RIT Professor Wins Scholarship for Biology Education Research

Dina Newman named a BEN Scholar

Dina Newman

Dina Newman is pushing Rochester Institute of Technology to the forefront of biology education research.

The BiosciEdNet Collaborative recently named Newman, assistant professor of biological sciences, a 2011 BEN Scholar. The program promotes the use of its digital library resources and student-centered teaching and learning methods in higher education, specifically in biological sciences lecture and laboratory courses, and in research training programs.

Newman is part of the third cohort of BEN Scholars. During her 18-month-long assignment, she will develop a submission to BioSciEdNet—a digital library of resources for biology education—create outreach activities, and test a digital resource in the classroom.

Discipline-based education research questions how students learn. The approach examines ways to guide undergraduates from novice to practitioner. The trend grew out of physics departments across the country that struggled with high failure rates and misconceptions, Newman says. “The students could do the formulas, but couldn’t understand them conceptually.

“Lecturing is the most passive way to learn,” she continues. “The idea is to be more active.
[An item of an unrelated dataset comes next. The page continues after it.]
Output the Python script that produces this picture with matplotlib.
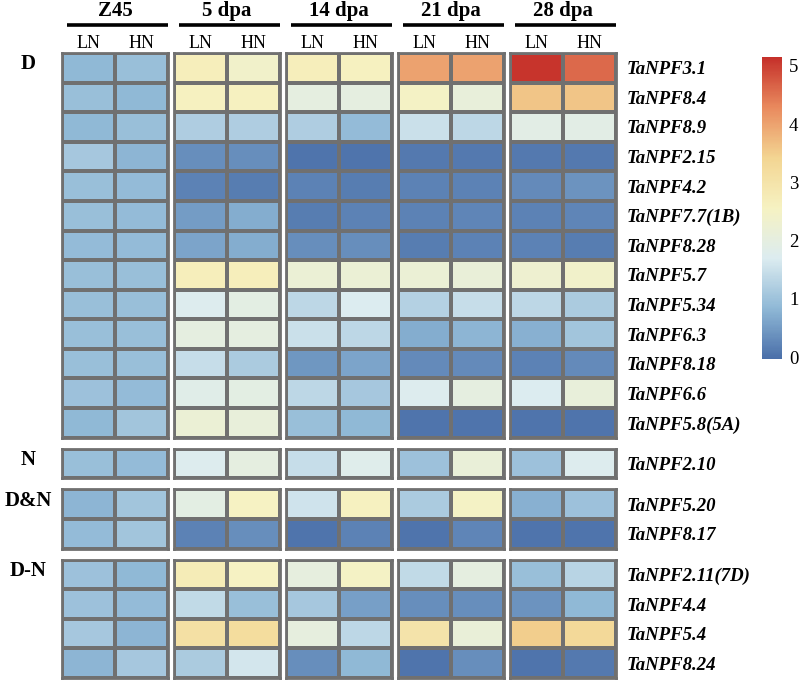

Students learn best if they have a part in constructing knowledge for themselves.”

As a BEN Scholar, Newman will explore “Evidence-based Resources for Teaching Undergraduates in Biology.” She will test and gauge the efficacy of material from the BioSciEdNet digital library.

Newman and colleague L. Kate Wright, assistant professor of biological sciences at RIT, are members of the Society for Advancement of Biology Research, an organization that drew approximately 300 members to its July meeting compared to more than 7,500 that attended a recent meeting of the International Congress of Human Genetics, Newman says.

“The Society for Advancement of Biology Research is still a small group interested in improving the education we’re giving, using our knowledge of cognitive science,” Newman says. “We want to understand issues that undergraduate science students face.”

Newman and Wright are also members of RIT’s Science and Mathematics Education Research Collaborative in the College of Science. Newman’s BEN scholarship is aligned with the philosophy of this active new group of discipline-based education researchers from the departments of physics, biological sciences and chemistry.

Together, they are rethinking how to teach meiosis and other fundamental biological processes to their students. The difficult topic describes a type of cell division that creates eggs and sperm, and precedes an understanding of how genetics work.

Students in Newman’s and Wright’s classes were able to remember superficial features of meiosis as a process, but not the fundamental concepts about chromosome structure, creating a roadblock to deeper understanding. The professors altered their curriculum and reported their findings in “An Interactive Modeling Lesson Increases Students’ Understanding of Ploidy During Meiosis” published in the September issue of Biochemistry and Molecular Biology Education.

“The change we made in the curriculum significantly impacted student learning gains,” Newman says.